19.1.12

Mais um pesadelo pra coleção

Era uma festa muito, muito esquisita. Cheguei lá dirigindo com um pouco de dificuldade, porque estava escuro pra caramba e a parada era literalmente no meio do mato. Cau, Spike e Dude ficavam rindo da minha cara o tempo todo por eu demonstrar tão pouca intimidade com o volante.

De qualquer forma e com um pouco de sorte, achei a porra do lugar. Era tipo uma rave, só que não era bem uma rave. Música eletrônica vinha de algum lugar indefinido, pois não havia uma caixa de som à vista. Era tipo uma quadra de terra batida, numa clareira entre milhares de árvores. Logo avistei Dattoli e Lucas Sena, entre outros rostos conhecidos de outras festas estranhas com gente esquisita, e fui falar com eles atrás de meu brinco de golfinho.

Não sei quanto tempo se passou ou o que exatamente consumi, mas quando dei por mim a festa tinha acabado. Vagueei pra fora da clareira até o lugar onde as pessoas estavam reunindo suas coisas e dei de cara com meus três companheiros. Era noite fechada e só tínhamos sobrado nós. Eles estavam preocupados porque eu sumi. Eu ainda não estava muito bem, parecia estar me recuperando de uma viagem muito tensa de ácido, então sugeri que parte deles fosse levando nossas tralhas pro carro, estacionado um pouco mais distante, enquanto alguém me fazia companhia. Eu precisava desesperadamente ir ao banheiro, e não tinha coragem de ficar por ali sozinha. Só que aparentemente ninguém entendia o que eu estava falando, porque Spike, o último a se dirigir ao carro, saiu de perto, carregando um teclado de computador e uma mala rosa.

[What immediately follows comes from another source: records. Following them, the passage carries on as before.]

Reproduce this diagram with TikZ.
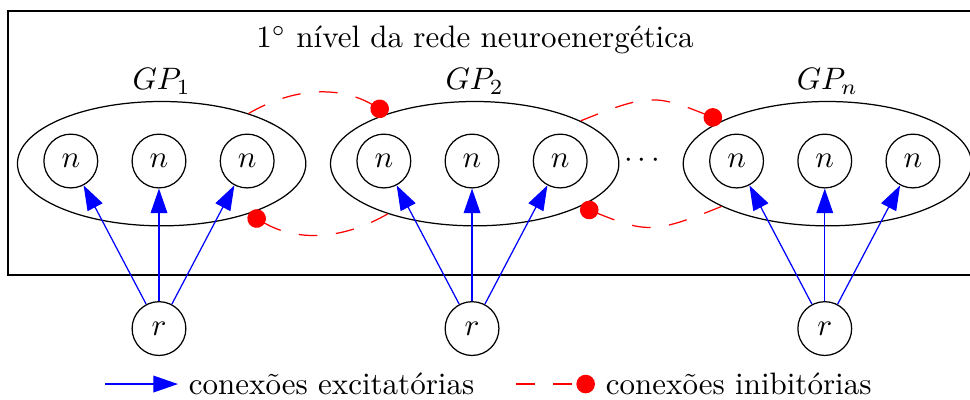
\documentclass[tikz,border=0pt]{standalone}
\usepackage{amsmath,amssymb}
\usetikzlibrary{arrows.meta,positioning,calc,shapes.geometric}

\begin{document}
\begin{tikzpicture}[
  neuron/.style={draw=black, circle, minimum size=6.1mm, inner sep=0pt},
  grupo/.style={draw=black, ellipse, minimum width=3.27cm, minimum height=1.41cm,
                inner sep=0pt, label={[inner sep=2pt]above:#1}},
  excit/.style={draw=blue, -{Triangle[length=2.8mm,width=1.9mm]}},
  inib/.style={draw=red, dash pattern=on 6pt off 6pt,
               -{Circle[length=6pt,color=red,fill=red]}},
  legenda/.style={anchor=west}
]
\useasboundingbox (-1.803,-2.699) rectangle (9.197,1.826);

% Level frame and title
\draw (-1.712,-1.293) rectangle (9.6,1.701);
\node (titulo) at (3.583,1.372) {1$^\circ$ nível da rede neuroenergética};

% Group GP_1
\node[grupo=$GP_1$] (gp1) at (0.03,-0.03) {};
\node[neuron] (n11) at (-1,0) {$n$};
\node[neuron] (n12) at (0,0) {$n$};
\node[neuron] (n13) at (1,0) {$n$};

% Group GP_2
\node[grupo=$GP_2$] (gp2) at (3.58,-0.03) {};
\node[neuron] (n21) at (2.55,0) {$n$};
\node[neuron] (n22) at (3.55,0) {$n$};
\node[neuron] (n23) at (4.55,0) {$n$};

\node (pontos) at (5.51,0) {$\cdots$};

% Group GP_n
\node[grupo=$GP_n$] (gp3) at (7.58,-0.03) {};
\node[neuron] (n31) at (6.55,0) {$n$};
\node[neuron] (n32) at (7.55,0) {$n$};
\node[neuron] (n33) at (8.55,0) {$n$};

% Input neurons
\node[neuron] (r1) at (0,-1.9) {$r$};
\node[neuron] (r2) at (3.55,-1.9) {$r$};
\node[neuron] (r3) at (7.55,-1.9) {$r$};

% Excitatory connections
\draw[excit] (r1) -- (n11);
\draw[excit] (r1) -- (n12);
\draw[excit] (r1) -- (n13);
\draw[excit] (r2) -- (n21);
\draw[excit] (r2) -- (n22);
\draw[excit] (r2) -- (n23);
\draw[excit] (r3) -- (n31);
\draw[excit] (r3) -- (n32);
\draw[excit] (r3) -- (n33);

% Inhibitory connections between groups
\draw[inib] (gp1) to[bend left=30] (gp2);
\draw[inib] (gp2) to[bend left=30] (gp1);
\draw[inib] (gp2) to[bend left=22, looseness=1.3] (gp3);
\draw[inib] (gp3) to[bend left=22, looseness=1.3] (gp2);

% Legend
\coordinate (lexc) at (-0.61,-2.529);
\node[legenda] (texc) at (0.215,-2.529) {conexões excitatórias};
\draw[excit] (lexc) -- (texc.west);
\coordinate (linib) at (4.048,-2.529);
\node[legenda] (tinib) at (4.944,-2.529) {conexões inibitórias};
\draw[inib] (linib) -- (tinib.west);

\end{tikzpicture}
\end{document}
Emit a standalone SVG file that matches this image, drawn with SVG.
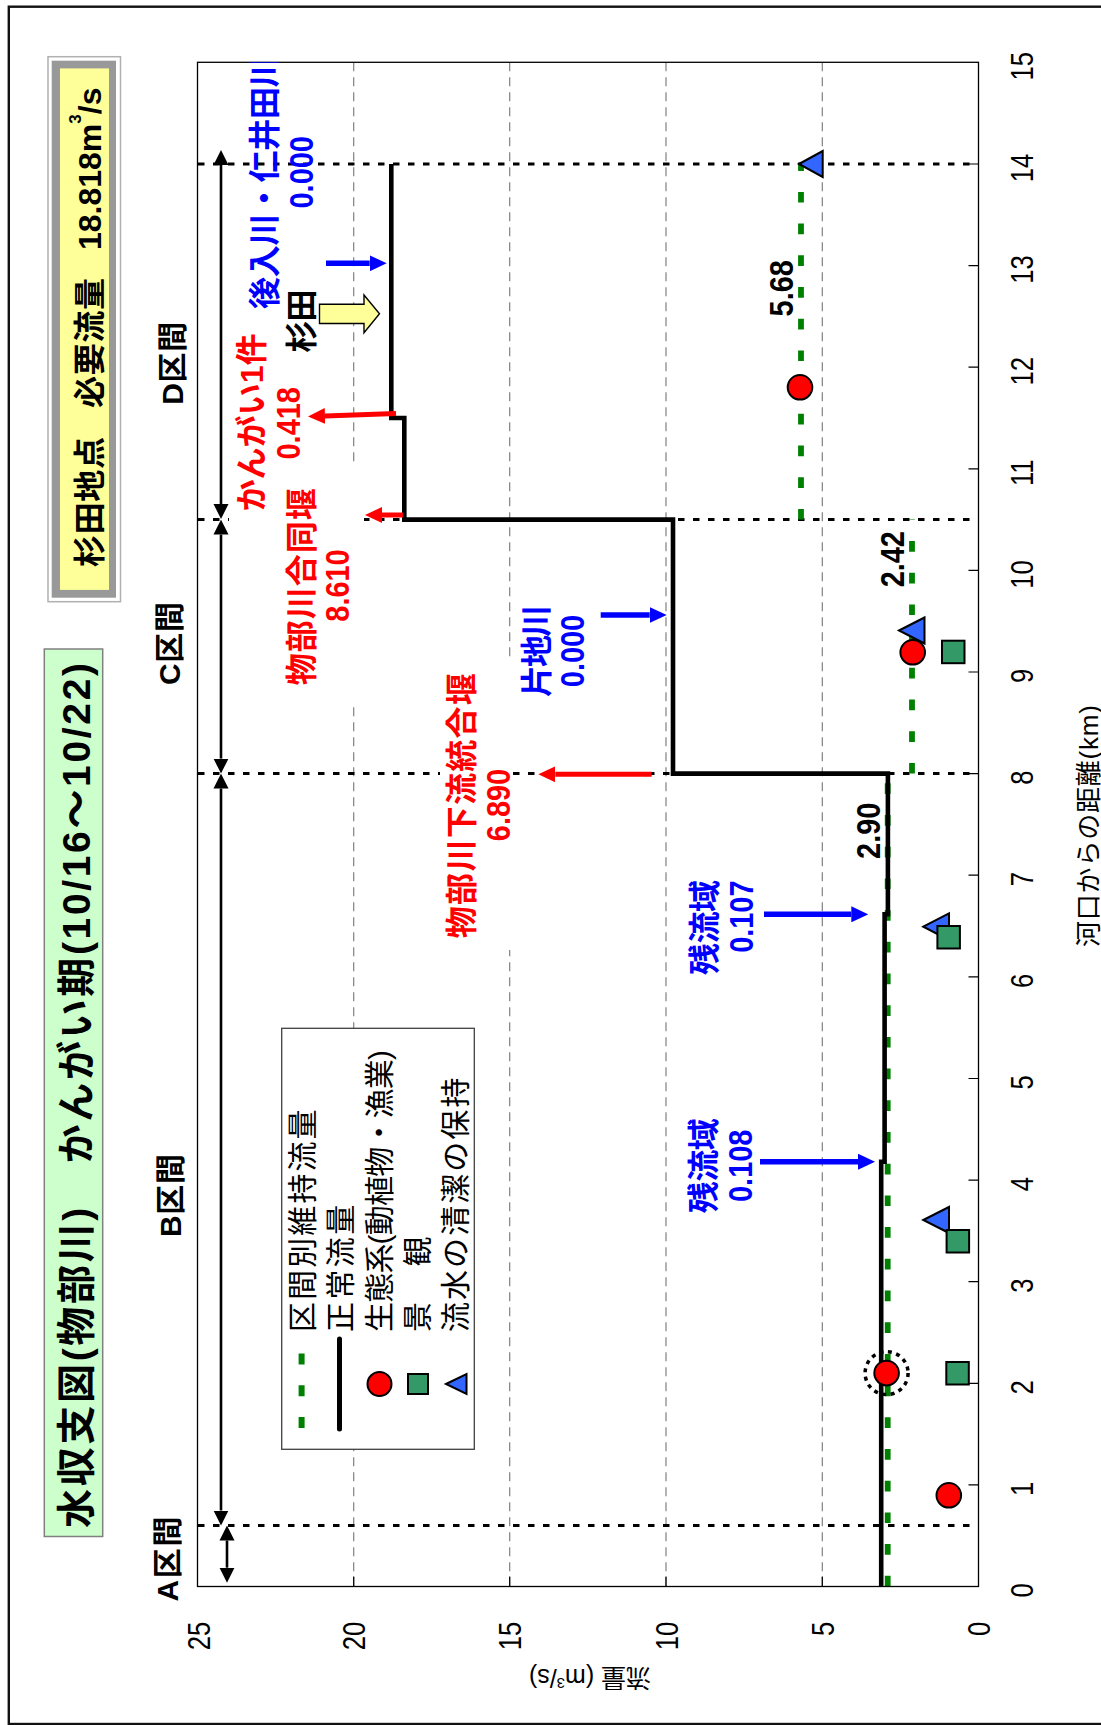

O banheiro era um casebre. Literalmente um casebre. O lugar estava caindo aos pedaços, madeira apodrecendo, o chão ensopado de água e sabe deus que outros fluidos mais. O cheiro era insuportável, o único reservado com a porta aberta tinha a privada transbordando, e eu me senti numa cena de Trainspotting. Foda-se, preciso mijar, suspendi a saia, arriei a calcinha e tentei me equilibrar precariamente, sem encostar em absolutamente parte nenhum daquele pardieiro.

Nessa hora, vi sangue escorrendo e pingando na minha calcinha. "Puta que pariu", pensei, "que hora filha da puta pra ficar menstruada".

Só que era muito sangue.

Sangue demais.

Quando pingou uma gota na minha testa eu percebi que aquela porra não era minha.

Olhei para a parede na qual eu tentava arduamente não tocar. O sangue escorria por ela, pingava do teto, aumentava a umidade e o cheiro do lugar. Chovia sangue em mim, nas minhas roupas, em tudo. Tentei gritar pra chamar os meninos, mas sabia que eles estariam longe do alcance da minha voz.

Olhei pro espaço entre o chão e a divisória, e finalmente a vi. Era um rosto de velha, bem velha, bem decrépita, pálida e desgrenhada. A boca era um buraco negro cercado por esparsas estalactites e estalagmites pontiagudas, vorazes, podres. O sangue escorria por seu queixo, misturado a saliva e alguma outra coisa viscosa que eu não conseguia e nem realmente queria identificar. Entrei em pânico.

O rosto se aproximava e eu não conseguia levantar dali, pois ainda não tinha terminado meu serviço e o medo deixava minha bexiga frouxa e meus joelhos trêmulos. Era só um rosto, sem corpo, sem sentido, incorpóreo. E o rosto flutuou e alcançou a altura do meu.

Tentei mais uma vez gritar, implorar aos meninos que voltassem, que não me deixassem só, que me salvassem, mas a voz não saía de jeito nenhum. Do rosto fantasmagórico, uma língua pontuda, escarlate e fétida tentava alcançar meu rosto. Eu já estava coberta de sangue e sufocava com o grito que se recusava a sair. Não conseguia me mover. Sentia meu corpo se debatendo por dentro, mas, por fora, sequer um movimento. Eu sabia que os meninos estavam só me esperando, a chave do carro continuava comigo e eles não tinham como ir embora sem mim. Me fazer ouvir era a única chance de escapar, mas nem isso eu conseguia.

Acordei suada, agitada, gritando pelos meninos, xingando-os por terem me abandonado, sentindo uma dor lancinante no ponto da minha bochecha onde, molhada por lágrimas e minha própria saliva, eu ainda sentia o toque da língua detestável. No relógio, 3:15 da manhã. Cerca de 4h até o toque do despertador. Narrei minha história e voltei a dormir, rezando a qualquer divindade disposta a me escutar por um resto de noite sem sonhos.